We tested the don't-know behavior as carefully as we tested correct answers. For every question that should produce an acknowledgment of uncertainty, we checked whether the system actually produced one or whether it attempted an answer anyway.
The improvement in user trust when we got this right was significant. Professional users trust a tool that admits its limits more than one that always has an answer. Domain experts recognize the limits of their own knowledge. They are comfortable with honest uncertainty. Confident omniscience makes them suspicious.
Designing the Trust Hierarchy
Not all decisions require the same level of trust. Part of trust architecture is helping users calibrate their verification behavior to the stakes of each decision.
In Urbix, we distinguish between informational queries and decision-support queries. An informational query is someone checking a definition or getting an overview.

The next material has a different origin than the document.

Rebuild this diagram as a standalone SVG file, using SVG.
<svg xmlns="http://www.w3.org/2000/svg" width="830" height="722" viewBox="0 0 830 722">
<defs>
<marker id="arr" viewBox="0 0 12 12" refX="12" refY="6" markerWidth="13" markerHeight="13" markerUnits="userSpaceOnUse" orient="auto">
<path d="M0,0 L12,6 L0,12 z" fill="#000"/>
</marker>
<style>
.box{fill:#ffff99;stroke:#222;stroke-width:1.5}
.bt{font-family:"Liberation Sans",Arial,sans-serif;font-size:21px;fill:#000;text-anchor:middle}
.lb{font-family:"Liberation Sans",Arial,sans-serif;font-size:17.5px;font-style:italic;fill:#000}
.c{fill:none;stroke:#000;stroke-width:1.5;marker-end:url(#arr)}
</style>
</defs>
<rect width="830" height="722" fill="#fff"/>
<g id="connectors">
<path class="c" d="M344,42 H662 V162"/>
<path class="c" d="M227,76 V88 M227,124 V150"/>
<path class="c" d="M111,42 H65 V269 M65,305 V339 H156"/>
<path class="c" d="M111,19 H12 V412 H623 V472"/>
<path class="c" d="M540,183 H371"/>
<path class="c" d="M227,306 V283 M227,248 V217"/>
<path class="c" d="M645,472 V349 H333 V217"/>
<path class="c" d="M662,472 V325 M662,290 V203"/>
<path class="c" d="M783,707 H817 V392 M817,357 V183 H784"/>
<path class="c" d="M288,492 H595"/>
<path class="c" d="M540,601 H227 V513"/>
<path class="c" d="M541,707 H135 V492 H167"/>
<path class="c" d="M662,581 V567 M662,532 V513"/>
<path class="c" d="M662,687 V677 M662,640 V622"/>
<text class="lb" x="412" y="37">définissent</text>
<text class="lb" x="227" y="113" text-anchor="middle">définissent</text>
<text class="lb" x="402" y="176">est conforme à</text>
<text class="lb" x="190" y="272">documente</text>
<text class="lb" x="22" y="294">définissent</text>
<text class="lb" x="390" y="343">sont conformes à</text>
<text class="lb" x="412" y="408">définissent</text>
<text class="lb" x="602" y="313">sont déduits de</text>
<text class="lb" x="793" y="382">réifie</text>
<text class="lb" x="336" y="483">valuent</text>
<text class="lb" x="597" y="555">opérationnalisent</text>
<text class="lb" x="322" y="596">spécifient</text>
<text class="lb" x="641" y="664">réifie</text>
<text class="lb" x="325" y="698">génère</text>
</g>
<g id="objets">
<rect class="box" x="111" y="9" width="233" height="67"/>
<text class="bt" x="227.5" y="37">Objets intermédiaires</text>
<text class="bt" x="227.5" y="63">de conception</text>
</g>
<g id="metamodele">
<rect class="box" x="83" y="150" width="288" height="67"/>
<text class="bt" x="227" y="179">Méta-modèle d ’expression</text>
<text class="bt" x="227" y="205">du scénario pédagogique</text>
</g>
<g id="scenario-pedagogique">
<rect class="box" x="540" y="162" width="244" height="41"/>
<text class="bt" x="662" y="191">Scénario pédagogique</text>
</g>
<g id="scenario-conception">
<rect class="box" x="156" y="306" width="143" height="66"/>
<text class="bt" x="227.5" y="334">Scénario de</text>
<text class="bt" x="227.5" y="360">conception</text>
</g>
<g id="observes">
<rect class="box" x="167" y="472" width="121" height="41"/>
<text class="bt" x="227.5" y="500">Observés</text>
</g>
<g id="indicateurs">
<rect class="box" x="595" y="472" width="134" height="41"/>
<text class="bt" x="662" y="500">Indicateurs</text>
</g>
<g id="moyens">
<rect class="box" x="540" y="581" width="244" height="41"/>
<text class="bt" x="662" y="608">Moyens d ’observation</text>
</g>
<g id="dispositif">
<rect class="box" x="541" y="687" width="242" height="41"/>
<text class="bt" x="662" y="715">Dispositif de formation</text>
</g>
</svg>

A decision-support query is someone checking whether a proposed development complies with specific requirements before lodging an application. The stakes of an error here are high.

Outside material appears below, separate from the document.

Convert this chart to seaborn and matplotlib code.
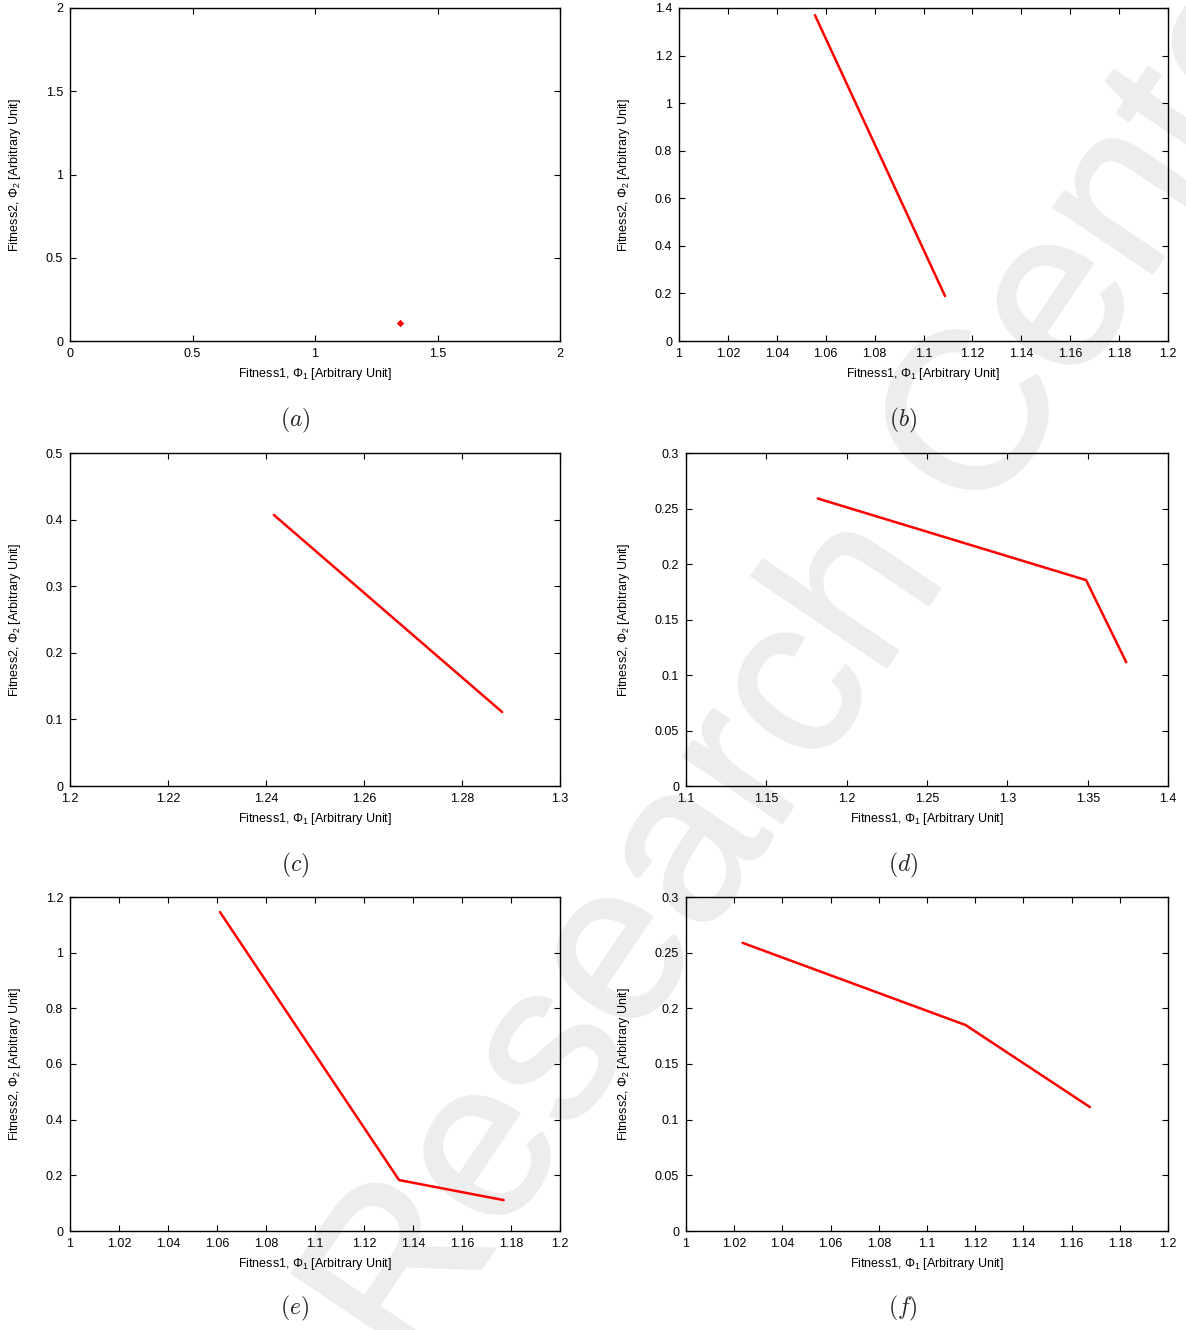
import numpy as np
import pandas as pd
import matplotlib
matplotlib.use("Agg")
import matplotlib.pyplot as plt
import matplotlib.patheffects as pe
import seaborn as sns

# values (Fitness1 vs Fitness2)
a_x = [1.345]
a_y = [0.110]
b_x = [1.0556, 1.1088]
b_y = [1.370, 0.189]
c_x = [1.2416, 1.2882]
c_y = [0.407, 0.111]
d_x = [1.182, 1.349, 1.374]
d_y = [0.259, 0.1855, 0.1115]
e_x = [1.0612, 1.1343, 1.177]
e_y = [1.146, 0.183, 0.111]
f_x = [1.0235, 1.1160, 1.1676]
f_y = [0.2588, 0.185, 0.1113]

captions = ["(a)", "(b)", "(c)", "(d)", "(e)", "(f)"]
x_ticks = [np.arange(0, 2.01, 0.5), np.arange(1, 1.201, 0.02), np.arange(1.2, 1.301, 0.02),
           np.arange(1.1, 1.401, 0.05), np.arange(1, 1.201, 0.02), np.arange(1, 1.201, 0.02)]
y_ticks = [np.arange(0, 2.01, 0.5), np.arange(0, 1.401, 0.2), np.arange(0, 0.501, 0.1),
           np.arange(0, 0.301, 0.05), np.arange(0, 1.201, 0.2), np.arange(0, 0.301, 0.05)]

sns.set_theme(style="white")
plt.rcParams["font.family"] = ["Liberation Sans", "DejaVu Sans"]
plt.rcParams["mathtext.fontset"] = "cm"

fig = plt.figure(figsize=(11.86, 13.3), dpi=100)
W, H = 1186, 1330

# watermark behind everything
wm = fig.text(885 / W, 1 - 670 / H, "Research Center", fontsize=162, fontweight="normal",
              color="#ededed", rotation=56, rotation_mode="anchor", ha="center", va="baseline",
              zorder=-5, family="Liberation Sans")
wm.set_path_effects([pe.Stroke(linewidth=2, foreground="#ededed", joinstyle="round",
                               capstyle="round"), pe.Normal()])

# axes boxes in pixels: left, top, right, bottom
boxes = [(70, 8, 560, 341), (679, 8, 1168, 341),
         (70, 453, 560, 786), (686, 453, 1168, 786),
         (70, 897, 560, 1231), (686, 897, 1168, 1231)]
cap_pos = [(295, 420), (903, 420), (295, 865), (903, 865), (295, 1308), (903, 1308)]
data = [(a_x, a_y), (b_x, b_y), (c_x, c_y), (d_x, d_y), (e_x, e_y), (f_x, f_y)]

def fmt(v):
    s = "%.2f" % v
    s = s.rstrip("0").rstrip(".")
    return s

for i in range(6):
    l, t, r, b = boxes[i]
    ax = fig.add_axes([l / W, 1 - b / H, (r - l) / W, (b - t) / H])
    ax.set_facecolor("none")
    xs, ys = data[i]
    df = pd.DataFrame({"x": xs, "y": ys})
    if i == 0:
        sns.scatterplot(data=df, x="x", y="y", ax=ax, color="red", marker="D", s=14,
                        edgecolor="red", linewidth=0)
    else:
        sns.lineplot(data=df, x="x", y="y", ax=ax, color="red", linewidth=1.8,
                     estimator=None, sort=False)
    xt = x_ticks[i]
    yt = y_ticks[i]
    ax.set_xlim(xt[0], xt[-1])
    ax.set_ylim(yt[0], yt[-1])
    ax.set_xticks(xt)
    ax.set_yticks(yt)
    ax.set_xticklabels([fmt(v) for v in xt])
    ax.set_yticklabels([fmt(v) for v in yt])
    ax.tick_params(direction="in", length=4.5, width=0.8, color="black", labelsize=9,
                   top=True, right=True, bottom=True, left=True, colors="black")
    ax.tick_params(axis="x", pad=5)
    ax.tick_params(axis="y", pad=5)
    for sp in ax.spines.values():
        sp.set_visible(True)
        sp.set_color("black")
        sp.set_linewidth(1.0)
    ax.set_xlabel(r"Fitness1, $\mathregular{\Phi_1}$ [Arbitrary Unit]", fontsize=9, color="black")
    ax.set_ylabel(r"Fitness2, $\mathregular{\Phi_2}$ [Arbitrary Unit]", fontsize=9, color="black")
    ax.xaxis.set_label_coords(0.5, -25 / (b - t))
    ax.xaxis.label.set_va("top")
    lx = 15 if l < 600 else 624
    ax.yaxis.set_label_coords((lx - l) / (r - l), 0.5)
    ax.yaxis.label.set_va("center")
    cx, cy = cap_pos[i]
    fig.text(cx / W, 1 - cy / H, r"$\mathit{" + captions[i] + "}$", fontsize=17,
             ha="center", va="center")

fig.savefig("out.png", dpi=100)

For decision-support queries, the interface adds an additional layer of guidance: review the cited sources before relying on this answer for formal submissions. This is not because we distrust the answer. It is because the appropriate response to a high-stakes query is verification, regardless of confidence level.
Trust as a Long-Term Asset
Trust is not binary and it is not static. Users build trust in a tool through repeated interactions. Each interaction where the tool is honest about its confidence, cites its sources accurately, and admits what it doesn't know adds to that trust. Each confident wrong answer erodes it, often permanently.
The temptation in product development is to optimize for impressive answers. Trust architecture optimizes for honest ones. In the short term, honest uncertainty feels less impressive than confident expertise. In the long term, it is the difference between a tool professionals rely on and one they used briefly and abandoned.
Design for honesty. Let trust follow from that.